**REQUEST:** Locate the word "this" in the data below, then copy every line that holds it.
** begin RECORDED INFORMATION **
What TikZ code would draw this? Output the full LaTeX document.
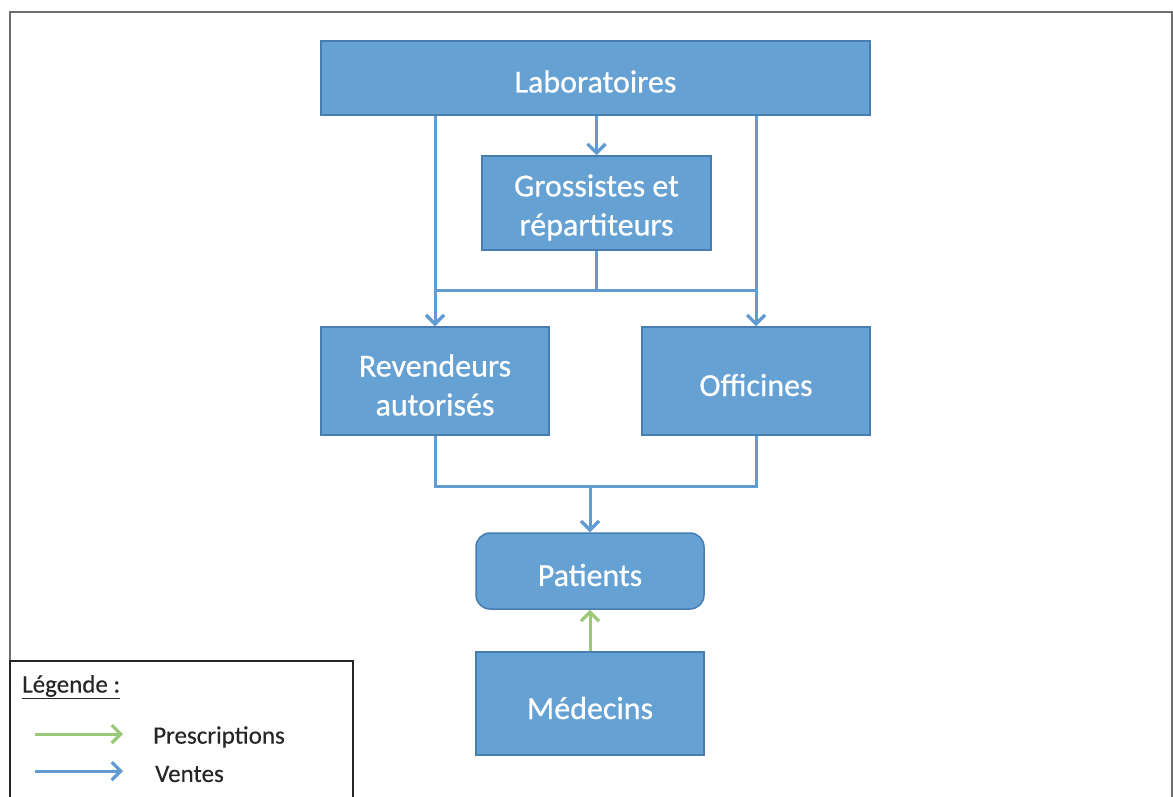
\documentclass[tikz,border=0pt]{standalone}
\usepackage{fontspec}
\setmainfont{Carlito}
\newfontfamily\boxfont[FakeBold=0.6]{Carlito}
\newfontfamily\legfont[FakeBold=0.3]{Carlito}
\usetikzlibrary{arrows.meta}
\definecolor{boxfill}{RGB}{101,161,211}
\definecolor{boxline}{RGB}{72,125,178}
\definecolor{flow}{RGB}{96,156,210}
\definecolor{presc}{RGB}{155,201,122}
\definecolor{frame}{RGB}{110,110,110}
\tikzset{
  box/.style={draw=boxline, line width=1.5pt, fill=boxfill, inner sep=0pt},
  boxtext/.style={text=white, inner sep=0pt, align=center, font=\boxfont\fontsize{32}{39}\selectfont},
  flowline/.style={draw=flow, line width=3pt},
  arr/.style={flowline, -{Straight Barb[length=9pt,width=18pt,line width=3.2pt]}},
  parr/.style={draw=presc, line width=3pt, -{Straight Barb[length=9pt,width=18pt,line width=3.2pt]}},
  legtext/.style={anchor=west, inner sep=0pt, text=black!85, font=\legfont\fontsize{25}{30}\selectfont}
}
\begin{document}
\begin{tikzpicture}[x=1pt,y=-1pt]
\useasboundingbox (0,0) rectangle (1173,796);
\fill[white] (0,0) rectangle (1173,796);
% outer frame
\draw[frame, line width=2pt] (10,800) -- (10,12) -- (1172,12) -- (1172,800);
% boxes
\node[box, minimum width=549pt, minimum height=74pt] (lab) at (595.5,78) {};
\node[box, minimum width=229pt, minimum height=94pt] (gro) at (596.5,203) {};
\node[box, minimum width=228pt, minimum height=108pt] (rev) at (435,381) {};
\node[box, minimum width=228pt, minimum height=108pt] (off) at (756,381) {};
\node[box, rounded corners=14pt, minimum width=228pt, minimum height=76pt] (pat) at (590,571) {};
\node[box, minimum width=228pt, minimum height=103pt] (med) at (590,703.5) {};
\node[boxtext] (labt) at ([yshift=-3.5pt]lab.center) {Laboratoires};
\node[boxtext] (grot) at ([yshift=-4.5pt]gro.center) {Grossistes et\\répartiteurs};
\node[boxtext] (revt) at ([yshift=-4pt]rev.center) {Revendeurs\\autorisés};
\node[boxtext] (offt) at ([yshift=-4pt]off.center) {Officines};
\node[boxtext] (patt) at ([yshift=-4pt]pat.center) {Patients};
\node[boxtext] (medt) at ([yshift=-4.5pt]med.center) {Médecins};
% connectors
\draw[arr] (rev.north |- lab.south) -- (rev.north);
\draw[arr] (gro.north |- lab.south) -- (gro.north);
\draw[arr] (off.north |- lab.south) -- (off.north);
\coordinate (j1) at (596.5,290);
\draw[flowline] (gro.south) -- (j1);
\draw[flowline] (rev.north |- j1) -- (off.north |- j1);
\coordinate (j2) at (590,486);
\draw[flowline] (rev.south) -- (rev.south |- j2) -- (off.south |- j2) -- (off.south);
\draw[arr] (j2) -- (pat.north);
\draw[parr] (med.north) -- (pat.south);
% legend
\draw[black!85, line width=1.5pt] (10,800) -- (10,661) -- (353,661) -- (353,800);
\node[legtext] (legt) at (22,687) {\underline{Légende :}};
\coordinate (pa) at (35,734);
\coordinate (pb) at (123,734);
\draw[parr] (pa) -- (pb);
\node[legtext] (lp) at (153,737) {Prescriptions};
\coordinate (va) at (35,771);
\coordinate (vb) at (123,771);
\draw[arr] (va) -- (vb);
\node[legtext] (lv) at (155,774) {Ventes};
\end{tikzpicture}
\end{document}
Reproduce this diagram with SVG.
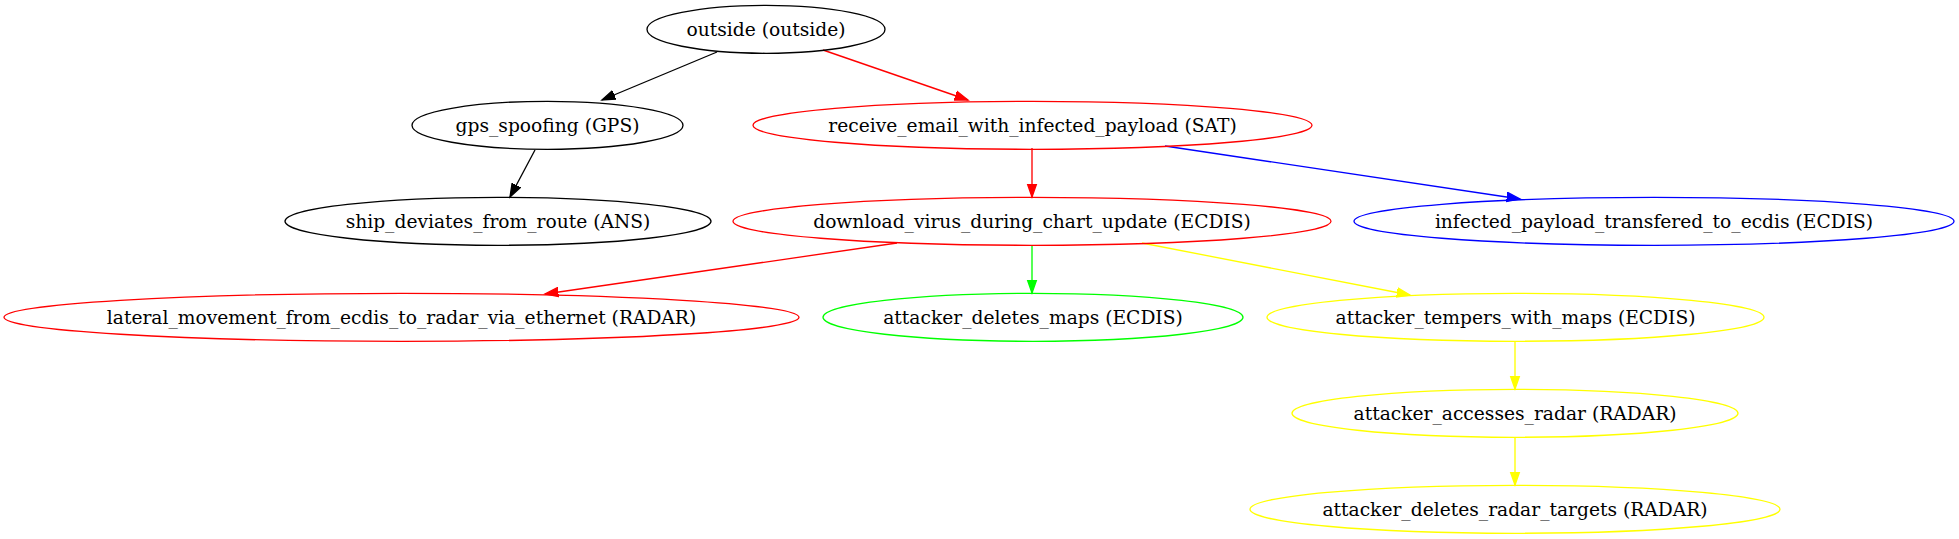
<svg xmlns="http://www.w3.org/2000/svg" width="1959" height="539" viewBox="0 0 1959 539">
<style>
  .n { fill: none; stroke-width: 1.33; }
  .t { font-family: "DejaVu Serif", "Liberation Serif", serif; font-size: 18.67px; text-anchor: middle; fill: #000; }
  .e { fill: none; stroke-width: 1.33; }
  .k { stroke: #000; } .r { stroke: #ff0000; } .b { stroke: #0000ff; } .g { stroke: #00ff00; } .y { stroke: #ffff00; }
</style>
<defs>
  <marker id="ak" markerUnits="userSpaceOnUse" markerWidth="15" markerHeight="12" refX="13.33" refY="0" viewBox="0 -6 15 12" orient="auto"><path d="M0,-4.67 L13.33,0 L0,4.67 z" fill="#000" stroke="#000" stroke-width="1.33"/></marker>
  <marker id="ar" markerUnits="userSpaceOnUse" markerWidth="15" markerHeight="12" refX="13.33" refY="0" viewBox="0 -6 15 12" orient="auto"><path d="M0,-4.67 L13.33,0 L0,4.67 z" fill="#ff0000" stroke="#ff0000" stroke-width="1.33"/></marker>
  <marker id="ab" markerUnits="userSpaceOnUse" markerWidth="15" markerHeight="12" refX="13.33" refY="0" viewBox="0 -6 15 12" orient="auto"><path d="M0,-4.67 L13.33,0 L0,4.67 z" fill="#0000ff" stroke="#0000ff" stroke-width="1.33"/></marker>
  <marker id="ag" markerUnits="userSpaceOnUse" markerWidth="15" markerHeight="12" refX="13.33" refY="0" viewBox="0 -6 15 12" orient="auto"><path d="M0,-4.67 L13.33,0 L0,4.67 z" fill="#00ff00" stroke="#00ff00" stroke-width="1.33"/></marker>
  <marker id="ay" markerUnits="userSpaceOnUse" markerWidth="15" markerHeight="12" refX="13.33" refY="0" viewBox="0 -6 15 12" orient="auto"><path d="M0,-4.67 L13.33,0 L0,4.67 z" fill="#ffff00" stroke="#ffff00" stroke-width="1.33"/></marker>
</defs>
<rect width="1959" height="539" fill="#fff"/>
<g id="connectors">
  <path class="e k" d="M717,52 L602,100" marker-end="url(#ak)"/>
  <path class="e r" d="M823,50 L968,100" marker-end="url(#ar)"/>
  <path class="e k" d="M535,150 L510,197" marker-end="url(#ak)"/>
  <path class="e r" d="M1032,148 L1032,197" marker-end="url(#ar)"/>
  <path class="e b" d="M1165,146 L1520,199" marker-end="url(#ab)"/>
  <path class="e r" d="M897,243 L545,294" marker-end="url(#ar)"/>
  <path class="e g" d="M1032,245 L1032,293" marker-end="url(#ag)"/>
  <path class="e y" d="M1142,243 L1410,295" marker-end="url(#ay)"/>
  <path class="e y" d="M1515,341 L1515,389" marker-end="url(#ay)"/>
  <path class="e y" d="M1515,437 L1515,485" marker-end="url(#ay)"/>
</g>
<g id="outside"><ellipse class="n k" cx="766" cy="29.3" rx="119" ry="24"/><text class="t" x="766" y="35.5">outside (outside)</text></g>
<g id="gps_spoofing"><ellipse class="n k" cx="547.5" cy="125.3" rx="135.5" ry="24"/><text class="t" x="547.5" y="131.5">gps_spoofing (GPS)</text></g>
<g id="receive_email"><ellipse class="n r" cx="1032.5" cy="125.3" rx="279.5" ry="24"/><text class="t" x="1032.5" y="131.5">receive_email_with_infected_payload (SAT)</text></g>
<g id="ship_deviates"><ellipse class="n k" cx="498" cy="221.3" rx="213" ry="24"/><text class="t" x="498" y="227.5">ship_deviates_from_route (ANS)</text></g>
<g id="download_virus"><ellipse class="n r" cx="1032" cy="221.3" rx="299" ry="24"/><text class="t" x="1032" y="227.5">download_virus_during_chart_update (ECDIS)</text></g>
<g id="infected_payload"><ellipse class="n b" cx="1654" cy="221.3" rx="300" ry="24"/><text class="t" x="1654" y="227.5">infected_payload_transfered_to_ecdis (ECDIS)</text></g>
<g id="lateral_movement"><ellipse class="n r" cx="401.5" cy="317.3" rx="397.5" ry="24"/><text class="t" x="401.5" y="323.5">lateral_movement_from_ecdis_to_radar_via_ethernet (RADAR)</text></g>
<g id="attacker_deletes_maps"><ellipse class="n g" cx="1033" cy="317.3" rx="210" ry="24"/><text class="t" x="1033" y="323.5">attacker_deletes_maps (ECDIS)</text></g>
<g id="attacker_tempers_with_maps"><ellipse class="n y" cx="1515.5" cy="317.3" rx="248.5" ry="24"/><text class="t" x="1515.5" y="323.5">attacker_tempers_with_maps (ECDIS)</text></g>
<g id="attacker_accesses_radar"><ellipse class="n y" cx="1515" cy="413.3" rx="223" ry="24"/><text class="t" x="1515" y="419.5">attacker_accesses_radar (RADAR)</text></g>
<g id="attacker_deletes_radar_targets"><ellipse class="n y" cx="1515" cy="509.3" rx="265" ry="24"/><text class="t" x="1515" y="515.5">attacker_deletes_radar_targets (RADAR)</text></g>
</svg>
** end RECORDED INFORMATION **
**WRITTEN SOLUTION:**
What TikZ code would draw this? Output the full LaTeX document.
Reproduce this diagram with SVG.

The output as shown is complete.